Avec la première détection d’ondes gravitationnelles en 2015 résultant de la fusion de deux trous noirs, l’astrophysique est entrée dans une nouvelle ère d’observation. Les interféromètres LIGO et Virgo se sont perfectionnés au point d’avoir détecté, en cinq ans, une cinquantaine d’événements impliquant des ondes gravitationnelles. Ce constat, provenant d’une analyse de données approfondie réalisée par une équipe d’astrophysiciens américains, a également révélé plusieurs informations importantes sur la distribution des masses des trous noirs impliqués, ainsi que sur leur rotation et la fréquence à laquelle ils fusionnent.
Les astronomes ont observé 39 événements cosmiques qui ont libéré des ondes gravitationnelles (OG) sur une période de 6 mois en 2019 — un taux de plus d’un par semaine. L’étude, décrite dans une série d’articles publiés dans la revue Nature, montre comment les observatoires qui détectent ces ondulations ont considérablement amélioré leur sensibilité depuis la première détection d’OG en 2015. L’ensemble de données croissant aide les astronomes à cartographier la fréquence à laquelle de tels événements se sont produits dans l’histoire de l’Univers.
Les ondes gravitationnelles sont des ondulations dans le tissu de l’espace-temps générées par des masses en accélération, en particulier lorsque deux objets massifs orbitent l’un autour de l’autre et fusionnent. Leurs propriétés détaillées fournissent de nombreux tests de la théorie de la relativité générale d’Albert Einstein, y compris certaines des preuves les plus solides à ce jour de l’existence des trous noirs. Et grâce aux ondes gravitationnelles, les astronomes ont acquis une nouvelle façon d’observer le cosmos, à côté des ondes électromagnétiques et des rayons cosmiques.
Une cinquantaine d’événements gravitationnels au palmarès de LIGO et Virgo
La dernière publication de données décrit les événements observés au cours de la moitié de la troisième série d’observations de l’interféromètre laser (LIGO) — une paire de détecteurs jumeaux basés à Hanford, Washington et Livingston, en Louisiane — et son homologue européen Virgo, près de Pise. Il s’agit du deuxième catalogue d’événements de la collaboration, après celui publié en décembre 2018 décrivant leurs 11 premières détections. Au total, le réseau d’observation a maintenant observé 50 événements d’ondes gravitationnelles.
La plupart des événements sont des fusions de deux trous noirs. Les détecteurs ont également révélé une poignée de collisions entre deux étoiles à neutrons et au moins une fusion d’une étoile à neutrons et d’un trou noir. Les fusions qui impliquent des étoiles à neutrons sont particulièrement intéressantes pour les astrophysiciens, car elles devraient libérer de la lumière ordinaire ainsi que des ondes gravitationnelles, ce qui a été confirmé lors d’une fusion d’étoiles à neutrons observée en août 2017.

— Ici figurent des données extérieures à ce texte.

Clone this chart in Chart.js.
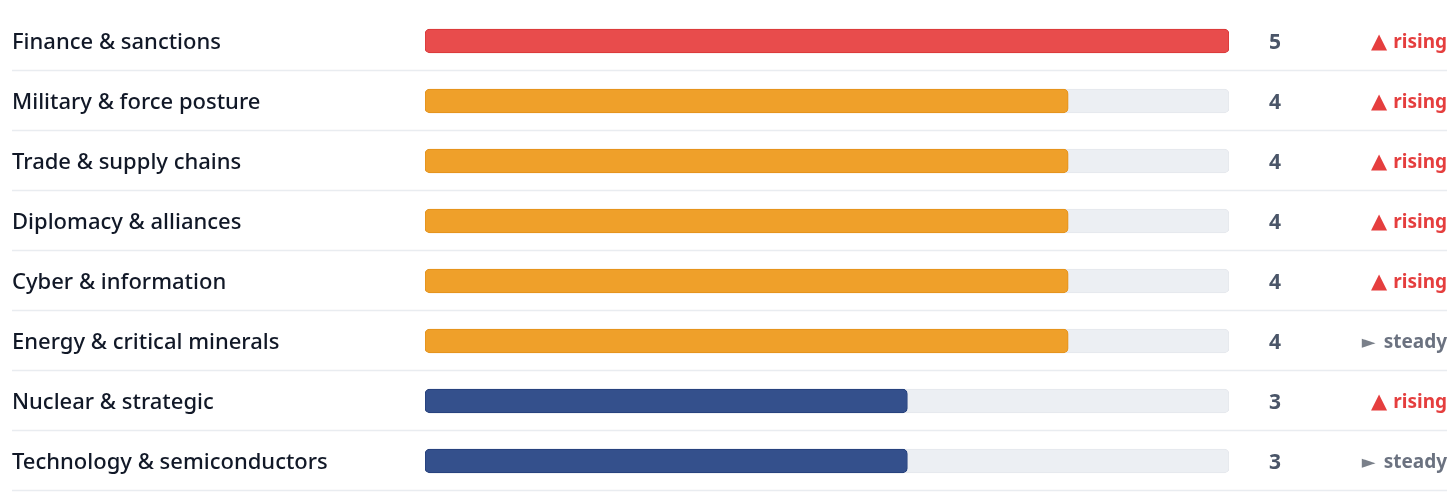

Une découverte surprenante concerne les masses des trous noirs impliqués dans les fusions. Les astrophysiciens s’attendaient à une limite nette, aucun trou noir ne faisant plus de 45 fois la masse du Soleil. « Maintenant, nous constatons que ce n’est pas si net », déclare Maya Fishbach, chercheuse à LIGO et à l’université Northwestern. Le catalogue comprend trois événements avec des masses aberrantes, dont un annoncé en septembre avec un trou noir de 85 masses solaires.
Masses, rotation et fréquence de fusion : des informations importantes sur les trous noirs
La richesse des données a permis aux chercheurs de LIGO-Virgo d’estimer approximativement la vitesse à laquelle les fusions de trous noirs se produisent dans une galaxie moyenne. Ce taux semble avoir culminé il y a environ huit milliards d’années, après une période au cours de laquelle des étoiles se formaient — et certaines se transformaient plus tard en trous noirs — à un rythme particulièrement élevé.
Le catalogue fournit également des informations sur la rotation des trous noirs, ce qui permet de comprendre comment les objets se sont mis en orbite avant de fusionner. Il montre que, dans certains systèmes binaires, les deux trous noirs ont des axes de rotation désalignés, ce qui impliquerait qu’ils se sont formés séparément.
Mais de nombreux autres binaires semblent avoir des axes de rotation à peu près alignés, ce à quoi les astrophysiciens s’attendent lorsque les deux trous noirs ont commencé leur vie en tant que système stellaire binaire. Deux écoles de pensée en astrophysique ont chacune favorisé l’un des deux scénarios, mais il semble maintenant que les deux étaient corrects, conclut Fishbach.